This image is from about a month before the 2012 Summer Olympics. At the time, I had no idea why these stacked cars were there, but people at the park couldn’t get enough of them. They reminded me slightly of Cai Guo Qiang’s exploding car exhibit at the Guggenheim, probably because they were both pieces made from cars, but nonetheless generated dialogues by displacing such a commodity. Later I discovered that the vehicular Stonehenge was produced by Czech auto company Škoda (a subsidiary of Volkswagen) as a publicity stunt for the release of their new car Citigo. It took three months to complete the 36 ton project. I wonder how long it would have taken if they had channeled the original creators of Stonehenge and left the machinery at home. Probably not until the next Olympics.

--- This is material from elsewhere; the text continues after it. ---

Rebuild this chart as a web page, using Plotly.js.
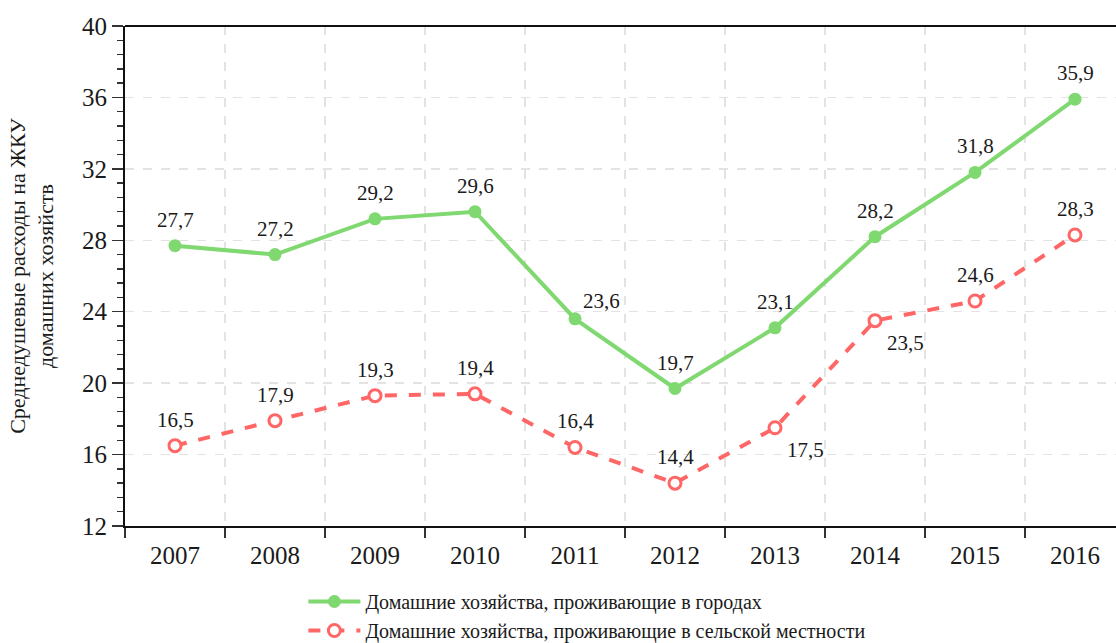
<!DOCTYPE html>
<html>
<head>
<meta charset="utf-8">
<script src="https://cdn.plot.ly/plotly-3.0.1.min.js"></script>
<style>html,body{margin:0;padding:0;background:#fff}#chart{width:1116px;height:643px}</style>
</head>
<body>
<div id="chart"></div>
<script>
const years = ["2007","2008","2009","2010","2011","2012","2013","2014","2015","2016"];
const urban = [27.7, 27.2, 29.2, 29.6, 23.6, 19.7, 23.1, 28.2, 31.8, 35.9];
const rural = [16.5, 17.9, 19.3, 19.4, 16.4, 14.4, 17.5, 23.5, 24.6, 28.3];
const urbanName = "Домашние хозяйства, проживающие в городах";
const ruralName = "Домашние хозяйства, проживающие в сельской местности";
// label placement per point: "t" above, "tr" above-right, "br" below-right
const urbanPos = ["t","t","t","t","tr","t","t","t","t","t"];
const ruralPos = ["t","t","t","t","t","t","br","br","t","t"];
const yTicks = [12, 16, 20, 24, 28, 32, 36, 40];

const fmt = v => v.toFixed(1).replace('.', ',');
const FONT = "Liberation Serif";
const SHIFT = {t: [0, 26], tr: [26, 18], br: [30, -22]};

const traces = [
  {
    x: years, y: urban, name: urbanName, type: "scatter", mode: "lines+markers",
    line: {color: "#7fd870", width: 4},
    marker: {color: "#7fd870", size: 13},
    cliponaxis: false
  },
  {
    x: years, y: rural, name: ruralName, type: "scatter", mode: "lines+markers",
    line: {color: "#ff6666", width: 4, dash: "dash"},
    marker: {color: "#ffffff", size: 12, symbol: "circle", line: {color: "#ff6666", width: 3}},
    cliponaxis: false
  }
];

// annotations on a category axis take the category's serial index
function labels(vals, pos) {
  return vals.map((v, i) => ({
    x: i, y: v, xref: "x", yref: "y", text: fmt(v), showarrow: false,
    xshift: SHIFT[pos[i]][0], yshift: SHIFT[pos[i]][1],
    font: {family: FONT, size: 21, color: "#1a1a1a"}
  }));
}

const layout = {
  width: 1116, height: 643,
  margin: {l: 125, r: 0, t: 26, b: 117, autoexpand: false},
  paper_bgcolor: "#fff", plot_bgcolor: "#fff",
  font: {family: FONT, size: 20, color: "#1a1a1a"},
  showlegend: true,
  legend: {
    x: 0.18, y: -0.112, xanchor: "left", yanchor: "top",
    orientation: "v", font: {family: FONT, size: 20, color: "#1a1a1a"},
    tracegroupgap: 0, itemwidth: 52
  },
  xaxis: {
    type: "category", range: [-0.5, 9.41],
    tickson: "boundaries", ticks: "outside", ticklen: 10, tickwidth: 1.5, tickcolor: "#333",
    showline: true, linecolor: "#111", linewidth: 2,
    showgrid: true, gridcolor: "#e3e3e3", griddash: "dash", gridwidth: 1.5,
    tickfont: {family: FONT, size: 25, color: "#1a1a1a"},
    ticklabelstandoff: 6,
    zeroline: false, fixedrange: true
  },
  yaxis: {
    range: [12, 40], tickvals: yTicks, ticktext: yTicks.map(String),
    ticks: "outside", ticklen: 11, tickwidth: 1.5, tickcolor: "#333",
    minor: {dtick: 0.8, tick0: 12, ticks: "outside", ticklen: 6, tickwidth: 1.5, tickcolor: "#333", showgrid: false},
    showline: true, linecolor: "#111", linewidth: 2,
    showgrid: true, gridcolor: "#e3e3e3", griddash: "dash", gridwidth: 1.5,
    tickfont: {family: FONT, size: 25, color: "#1a1a1a"},
    zeroline: false,
    title: {text: "Среднедушевые расходы на ЖКУ<br>домашних хозяйств", font: {family: FONT, size: 22, color: "#1a1a1a"}, standoff: 22}
  },
  annotations: labels(urban, urbanPos).concat(labels(rural, ruralPos)),
  shapes: [
    {type: "line", xref: "paper", yref: "paper", x0: 0, x1: 1, y0: 1, y1: 1, line: {color: "#111", width: 2}}
  ]
};

Plotly.newPlot("chart", traces, layout, {displayModeBar: false, staticPlot: true});
</script>
</body>
</html>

Shortly after I took this photo, a military helicopter did a drill to the left of Tower Bridge where a cloud of orange smoke was explosively discharged into the sky followed by a dozen men sliding down ropes out of what I can only assume was a Westland Puma, down to the ground along the other side of the Thames. Everyone around me on the Southbank was gathered in the path on the river which is adjacent to Potters FIeld Park, which is where hoards of people gather each year to watch Wimbledon on a massive screen erected for the event. Anyways, we all rightly assumed that the the city was under attack until an elderly woman sensibly pointed out that they were prepping for the Olympics by doing routine drills, though no one had ever seen this particular scenario before. If you look closely you can see the iconic rings symbol on the underside of the upper portion of the bridge, just barely above the cars that are stacked, casually, like toys.
Note: if you have 5 minutes Google Carhenge images, it’s quite compelling.